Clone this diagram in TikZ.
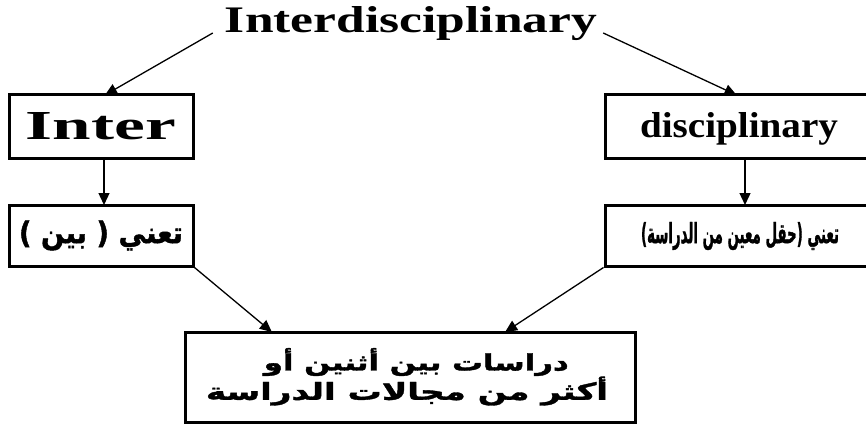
\documentclass[tikz,border=0pt]{standalone}
\usepackage{fontspec}
\usepackage{graphicx}
\setmainfont{Liberation Serif}
\newfontfamily\arabicfont[Script=Arabic,BoldFont={DejaVu Sans Bold},BoldFeatures={FakeBold=1.5}]{DejaVu Sans}
\TeXXeTstate=1
\usetikzlibrary{arrows.meta,calc}
\begin{document}
\begin{tikzpicture}[x=1pt,y=-1pt,
  boxnode/.style={draw=black,line width=3pt,inner sep=0pt,anchor=center},
  txt/.style={inner sep=0pt,anchor=center},
  conn/.style={line width=1.3pt,-{Triangle[length=12pt,width=11pt]}}]
\useasboundingbox (0,0) rectangle (866,425);
\clip (0,0) rectangle (866,425);
% title
\node[inner ysep=0pt,inner xsep=12pt,anchor=base] (title) at (411,33)
  {\resizebox{372pt}{26pt}{\bfseries Interdisciplinary}};
% top row
\node[boxnode,minimum width=184pt,minimum height=63pt] (inter) at (101,126.5)
  {\resizebox{150pt}{27pt}{\bfseries Inter}};
\node[boxnode,minimum width=263pt,minimum height=63pt] (disc) at (736.5,126.5) {};
\node[txt,anchor=base] (disctxt) at (739,137)
  {\resizebox{198pt}{25pt}{\bfseries disciplinary}};
% second row
\node[boxnode,minimum width=184pt,minimum height=61pt] (meanA) at (101,235.5)
  {\resizebox*{164pt}{30pt}{\arabicfont\bfseries\beginR تعني ( بين )\endR}};
\node[boxnode,minimum width=263pt,minimum height=61pt] (meanB) at (736.5,235.5) {};
\node[txt] (meanBtxt) at (740,236)
  {\resizebox*{198pt}{28pt}{\arabicfont\bfseries\beginR تعني (حقل معين من الدراسة)\endR}};
% bottom
\node[boxnode,minimum width=450pt,minimum height=90pt] (result) at (410,377) {};
\node[txt,anchor=east] (resA) at (569,362)
  {\resizebox*{305pt}{28pt}{\arabicfont\bfseries\beginR دراسات بين أثنين أو\endR}};
\node[txt] (resB) at (407,391)
  {\resizebox*{402pt}{29pt}{\arabicfont\bfseries\beginR أكثر من مجالات الدراسة\endR}};
% connectors
\draw[conn] (title.base west) -- ([xshift=4pt,yshift=-1.5pt]inter.north);
\draw[conn] ([xshift=-6pt]title.base east) -- ([yshift=-1.5pt]disc.north);
\draw[conn] ([xshift=3pt]inter.south) -- ([xshift=3pt,yshift=-1.5pt]meanA.north);
\draw[conn] ([xshift=8.5pt]disc.south) -- ([xshift=8.5pt,yshift=-1.5pt]meanB.north);
\draw[conn] (meanA.south east) -- ([yshift=-1.5pt]$(result.north west)!0.195!(result.north east)$);
\draw[conn] (meanB.south west) -- ([yshift=-1.5pt]$(result.north west)!0.71!(result.north east)$);
\end{tikzpicture}
\end{document}
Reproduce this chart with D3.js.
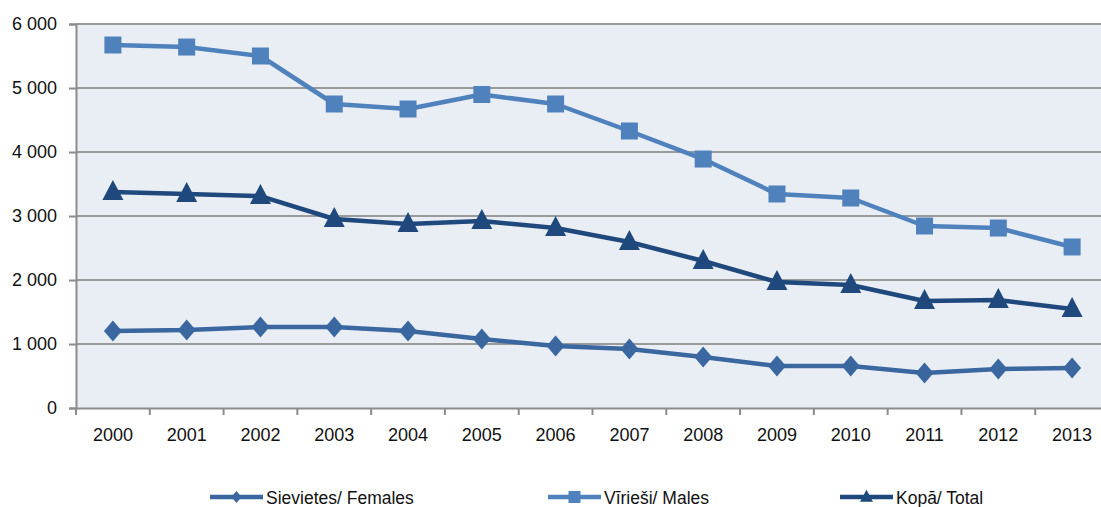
<!DOCTYPE html>
<html><head><meta charset="utf-8">
<script src="https://cdn.jsdelivr.net/npm/d3@7"></script>
<style>body{margin:0;background:#fff}svg{display:block}</style>
</head><body>
<svg id="c" width="1101" height="507"></svg>
<script>
const years = ["2000","2001","2002","2003","2004","2005","2006","2007","2008","2009","2010","2011","2012","2013"];
const females = [1203,1219,1266,1266,1203,1078,969,922,797,656,656,547,609,625];
const males = [5672,5640,5500,4750,4672,4898,4750,4328,3890,3344,3281,2844,2812,2516];
const total = [3375,3344,3312,2953,2875,2922,2812,2594,2297,1969,1922,1672,1687,1547];
const yTicks = [0,1000,2000,3000,4000,5000,6000];
const seriesNames = ["Sievietes/ Females","Vīrieši/ Males","Kopā/ Total"];

const svg = d3.select("#c");
const L = 76, R = 1109, T = 24, B = 408;
const x = d3.scaleBand().domain(years).range([L, R]);
const y = d3.scaleLinear().domain([0, 6000]).range([B, T]);
const fmt = v => d3.format(",")(v).replace(/,/g, " ");
const FONT = "Liberation Sans, Arial, sans-serif";

svg.append("rect").attr("x", L).attr("y", T).attr("width", R - L).attr("height", B - T).attr("fill", "#e9edf4");

svg.append("g").selectAll("line").data(yTicks.filter(d => d > 0)).join("line")
  .attr("x1", L).attr("x2", R).attr("y1", d => y(d)).attr("y2", d => y(d))
  .attr("stroke", "#9a9a9a").attr("stroke-width", 2);

const ya = svg.append("g").attr("transform", `translate(${L},0)`)
  .call(d3.axisLeft(y).tickValues(yTicks).tickFormat(fmt).tickSize(7).tickPadding(12));
ya.select(".domain").attr("stroke", "#8c8c8c").attr("stroke-width", 2);
ya.selectAll(".tick line").attr("stroke", "#8c8c8c").attr("stroke-width", 2);
ya.selectAll("text").attr("font-family", FONT).attr("font-size", 18).attr("fill", "#111");

const xa = svg.append("g").attr("transform", `translate(0,${B})`)
  .call(d3.axisBottom(x).tickSize(0).tickPadding(20));
xa.select(".domain").attr("stroke", "#8c8c8c").attr("stroke-width", 2);
xa.selectAll("text").attr("font-family", FONT).attr("font-size", 18).attr("fill", "#111");
const bounds = years.map(d => x(d)).concat([R]);
svg.append("g").selectAll("line").data(bounds).join("line")
  .attr("x1", d => d).attr("x2", d => d).attr("y1", B).attr("y2", B + 7)
  .attr("stroke", "#8c8c8c").attr("stroke-width", 2);

const cx = d => x(d) + x.bandwidth() / 2;
// marker shapes (w,h in px)
const shape = {
  diamond: (w, h) => `M0,${-h/2}L${w/2},0L0,${h/2}L${-w/2},0Z`,
  square: (w, h) => `M${-w/2},${-h/2}h${w}v${h}h${-w}Z`,
  triangle: (w, h) => `M0,${-h*0.6}L${w/2},${h*0.4}L${-w/2},${h*0.4}Z`
};
const series = [
  {name: seriesNames[0], values: females, color: "#3a679f", sym: "diamond", w: 18, h: 21, lw: 10, lh: 12},
  {name: seriesNames[1], values: males, color: "#4f81bd", sym: "square", w: 17, h: 17, lw: 12, lh: 12},
  {name: seriesNames[2], values: total, color: "#1f497d", sym: "triangle", w: 21, h: 20, lw: 13, lh: 12}
];
const line = d3.line().x((d, i) => cx(years[i])).y(d => y(d));

series.forEach(s => {
  const g = svg.append("g");
  g.append("path").datum(s.values).attr("d", line).attr("fill", "none")
    .attr("stroke", s.color).attr("stroke-width", 4.5).attr("stroke-linejoin", "round");
  g.selectAll("path.m").data(s.values).join("path").attr("class", "m")
    .attr("transform", (d, i) => `translate(${cx(years[i])},${y(d)})`)
    .attr("d", shape[s.sym](s.w, s.h)).attr("fill", s.color);
});

const legX = [210, 548, 840];
series.forEach((s, i) => {
  const g = svg.append("g").attr("transform", `translate(${legX[i]},497)`);
  g.append("line").attr("x1", 0).attr("x2", 53).attr("stroke", s.color).attr("stroke-width", 4.5);
  g.append("path").attr("transform", `translate(26.5,0)`)
    .attr("d", shape[s.sym](s.lw, s.lh)).attr("fill", s.color);
  g.append("text").attr("x", 56).attr("y", 6.5).text(s.name)
    .attr("font-family", FONT).attr("font-size", 17.5).attr("fill", "#111")
    .attr("textLength", null);
});
</script>
</body></html>
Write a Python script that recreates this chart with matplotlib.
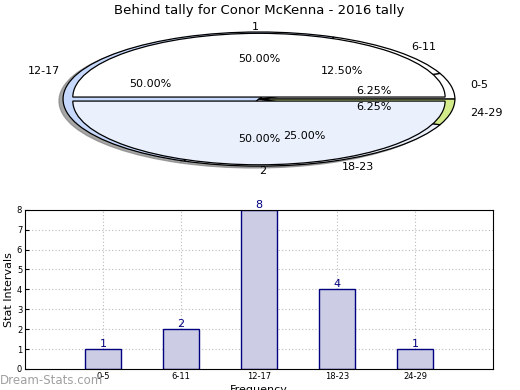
import matplotlib
matplotlib.use('Agg')
import matplotlib.pyplot as plt
import numpy as np

# Data
intervals = ['0-5', '6-11', '12-17', '18-23', '24-29']
counts = [1, 2, 8, 4, 1]
outer_colors = ['#ffffff', '#ffffff', '#c6d9fd', '#eaf1fd', '#d3ea8b']
halves = ['1', '2']
half_counts = [1, 1]
half_colors = ['#ffffff', '#eaf1fd']

title = 'Behind tally for Conor McKenna - 2016 tally'

fig = plt.figure(figsize=(5.2, 3.9), dpi=100)

# Pie (flattened)
ax1 = fig.add_axes([0.027, 0.531, 0.942, 0.43])
ax1.pie(counts, labels=intervals, colors=outer_colors, autopct='%1.2f%%',
        startangle=0, radius=1.0,
        shadow={'ox': -0.015, 'oy': -0.02, 'facecolor': '#808080',
                'edgecolor': '#808080', 'alpha': 0.7},
        wedgeprops=dict(edgecolor='black', linewidth=0.9),
        textprops=dict(fontsize=8))
ax1.pie(half_counts, labels=halves, colors=half_colors, autopct='%1.2f%%',
        startangle=0, radius=0.95, explode=[0.03, 0.03],
        wedgeprops=dict(edgecolor='black', linewidth=0.9),
        textprops=dict(fontsize=8))
ax1.set_aspect('auto')
ax1.set_xlim(-1.25, 1.25)
ax1.set_ylim(-1.25, 1.25)

fig.text(0.498, 0.974, title, ha='center', va='center', fontsize=9.5)

# Bars
ax2 = fig.add_axes([0.048, 0.054, 0.9, 0.408])
x = np.arange(1, len(intervals) + 1)
ax2.bar(x, counts, width=0.46, color='#cccce5', edgecolor='#000080', linewidth=1)
for xi, c in zip(x, counts):
    ax2.text(xi, c, str(c), ha='center', va='bottom', color='#000080', fontsize=8)
ax2.set_xlim(0, 6)
ax2.set_ylim(0, 8)
ax2.set_xticks(x)
ax2.set_xticklabels(intervals)
ax2.set_yticks(range(9))
ax2.tick_params(direction='in', labelsize=6, length=3, pad=2)
ax2.grid(True, linestyle=(0, (1, 2)), color='#bbbbbb', linewidth=0.8)
ax2.set_axisbelow(True)
ax2.set_ylabel('Stat Intervals', fontsize=8, labelpad=2)
ax2.set_xlabel('Frequency', fontsize=8, labelpad=3)

fig.text(0.0, 0.024, 'Dream-Stats.com', ha='left', va='center', fontsize=8.5,
         color='#a0a0a0')

plt.savefig('out.png', dpi=100)
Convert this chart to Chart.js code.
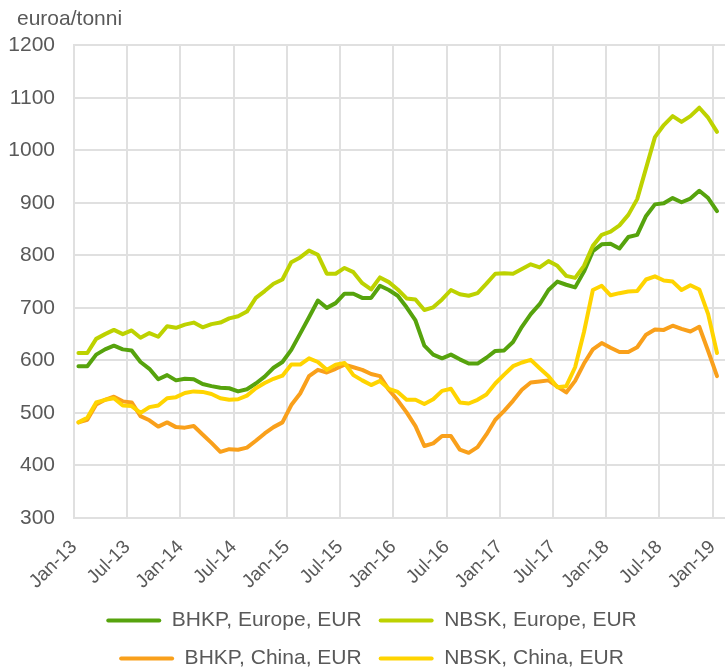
<!DOCTYPE html>
<html>
<head>
<meta charset="utf-8">
<script src="https://cdn.jsdelivr.net/npm/chart.js@4.4.1/dist/chart.umd.min.js"></script>
<style>
  html, body { margin: 0; padding: 0; background: #fff; }
  #wrap { width: 725px; height: 669px; }
</style>
</head>
<body>
<div id="wrap"><canvas id="pulpChart"></canvas></div>
<script>
// kuukausittaiset hinnat Jan-13 ... Jan-19 (73 kk)
const tickLabels = ['Jan-13', 'Jul-13', 'Jan-14', 'Jul-14', 'Jan-15', 'Jul-15', 'Jan-16',
  'Jul-16', 'Jan-17', 'Jul-17', 'Jan-18', 'Jul-18', 'Jan-19'];

const bhkpEurope = [589, 589, 611, 621, 628, 621, 619, 597, 584, 564, 572, 562, 565,
  564, 555, 551, 548, 547, 541, 545, 556, 569, 586, 597, 620,
  651, 682, 714, 700, 709, 727, 727, 719, 719, 742, 734, 723,
  701, 676, 628, 611, 604, 611, 602, 594, 594, 605, 618, 619,
  635, 664, 688, 707, 734, 750, 744, 739, 769, 808, 821, 822,
  813, 835, 839, 875, 897, 899, 909, 901, 908, 923, 909, 884];

const nbskEurope = [614, 614, 641, 650, 658, 650, 657, 643, 652, 645, 665, 662, 668,
  672, 663, 669, 672, 680, 684, 693, 719, 732, 746, 754, 787,
  796, 809, 801, 765, 765, 776, 768, 747, 735, 758, 749, 735,
  718, 716, 696, 701, 716, 734, 726, 723, 728, 746, 765, 766,
  765, 774, 783, 777, 789, 780, 761, 757, 780, 818, 839, 845,
  857, 877, 907, 966, 1025, 1048, 1065, 1054, 1065, 1081, 1062, 1035];

const bhkpChina = [482, 487, 516, 525, 531, 522, 520, 494, 486, 474, 482, 473, 472,
  475, 459, 443, 426, 431, 430, 434, 447, 461, 473, 482, 515,
  537, 570, 582, 577, 584, 592, 587, 582, 574, 570, 544, 524,
  501, 475, 437, 442, 456, 456, 430, 424, 435, 459, 487, 504,
  523, 544, 558, 560, 562, 550, 539, 561, 594, 621, 633, 624,
  616, 616, 625, 649, 659, 658, 666, 660, 655, 664, 618, 570];

const nbskChina = [482, 491, 520, 525, 528, 514, 513, 500, 511, 514, 528, 530, 538,
  541, 540, 536, 528, 525, 526, 533, 547, 557, 565, 571, 592,
  592, 604, 597, 582, 592, 595, 572, 562, 553, 561, 546, 540,
  525, 525, 517, 526, 542, 546, 520, 518, 525, 535, 556, 573,
  589, 596, 601, 585, 570, 549, 551, 587, 654, 734, 742, 724,
  728, 731, 732, 754, 760, 752, 750, 734, 743, 735, 688, 614];

const seriesNames = ['BHKP, Europe, EUR', 'NBSK, Europe, EUR', 'BHKP, China, EUR', 'NBSK, China, EUR'];
const seriesColors = ['#56a30d', '#bdd200', '#f9a01b', '#ffd400'];

// pisteet kuukauden puoliväliin
function toPoints(values) {
  return values.map((v, i) => ({ x: i + 0.5, y: v }));
}

const allSeries = [bhkpEurope, nbskEurope, bhkpChina, nbskChina];
const fontFamily = '"Liberation Sans", Arial, sans-serif';
const textColor = '#595959';
const gridColor = '#e0e0e0';

// otsikko ja selite hieman oikealle
const shiftBlocks = {
  id: 'shiftBlocks',
  afterLayout(chart) {
    chart.titleBlock.left = 17;
    chart.legend.left += 7;
    chart.legend.right += 7;
  }
};

const ctx = document.getElementById('pulpChart').getContext('2d');

new Chart(ctx, {
  type: 'line',
  data: {
    datasets: allSeries.map((values, k) => ({
      label: seriesNames[k],
      data: toPoints(values),
      borderColor: seriesColors[k],
      backgroundColor: seriesColors[k],
      borderWidth: 4,
      pointRadius: 0,
      tension: 0,
      borderJoinStyle: 'round',
      borderCapStyle: 'round',
      order: 3 - k
    }))
  },
  plugins: [shiftBlocks],
  options: {
    responsive: true,
    maintainAspectRatio: false,
    animation: false,
    layout: {
      padding: { left: 4, right: 0, top: 5, bottom: -10 }
    },
    plugins: {
      title: {
        display: true,
        text: 'euroa/tonni',
        align: 'start',
        color: textColor,
        font: { family: fontFamily, size: 21, weight: 'normal' },
        padding: { top: 2, bottom: 13 }
      },
      legend: {
        position: 'bottom',
        labels: {
          boxWidth: 55,
          boxHeight: 4,
          padding: 17,
          color: textColor,
          font: { family: fontFamily, size: 21 },
          useBorderRadius: true,
          borderRadius: 2,
          sort: (a, b) => a.datasetIndex - b.datasetIndex,
          generateLabels: function (chart) {
            const items = Chart.defaults.plugins.legend.labels.generateLabels(chart);
            items.forEach(it => {
              it.fillStyle = seriesColors[it.datasetIndex];
              it.strokeStyle = seriesColors[it.datasetIndex];
              it.lineWidth = 0;
            });
            return items;
          }
        }
      },
      tooltip: { enabled: false }
    },
    scales: {
      x: {
        type: 'linear',
        min: 0,
        max: 73.4,
        grid: { color: gridColor, lineWidth: 2, drawTicks: false },
        border: { color: gridColor, width: 2 },
        ticks: {
          stepSize: 6,
          includeBounds: false,
          autoSkip: false,
          minRotation: 45,
          maxRotation: 45,
          padding: 18,
          color: textColor,
          font: { family: fontFamily, size: 19 },
          callback: function (value) {
            return value % 6 === 0 ? tickLabels[value / 6] : '';
          }
        },
        afterFit: function (scale) {
          scale.height = 75;
          scale.paddingRight = 0;
          scale.paddingLeft = 0;
        }
      },
      y: {
        min: 300,
        max: 1200,
        grid: { color: gridColor, lineWidth: 2, drawTicks: false },
        border: { color: gridColor, width: 2 },
        ticks: {
          stepSize: 100,
          padding: 19,
          color: textColor,
          font: { family: fontFamily, size: 21 },
          callback: function (value) {
            return String(value); // ei tuhaterotinta
          }
        },
        afterFit: function (scale) {
          scale.width = 70;
        }
      }
    }
  }
});
</script>
</body>
</html>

-*-

■ What the task requires
Return every line of the preceding records in which the word "matplotlib" appears.

■ Written answer
Write a Python script that recreates this chart with matplotlib.
import matplotlib
matplotlib.use('Agg')
import matplotlib.pyplot as plt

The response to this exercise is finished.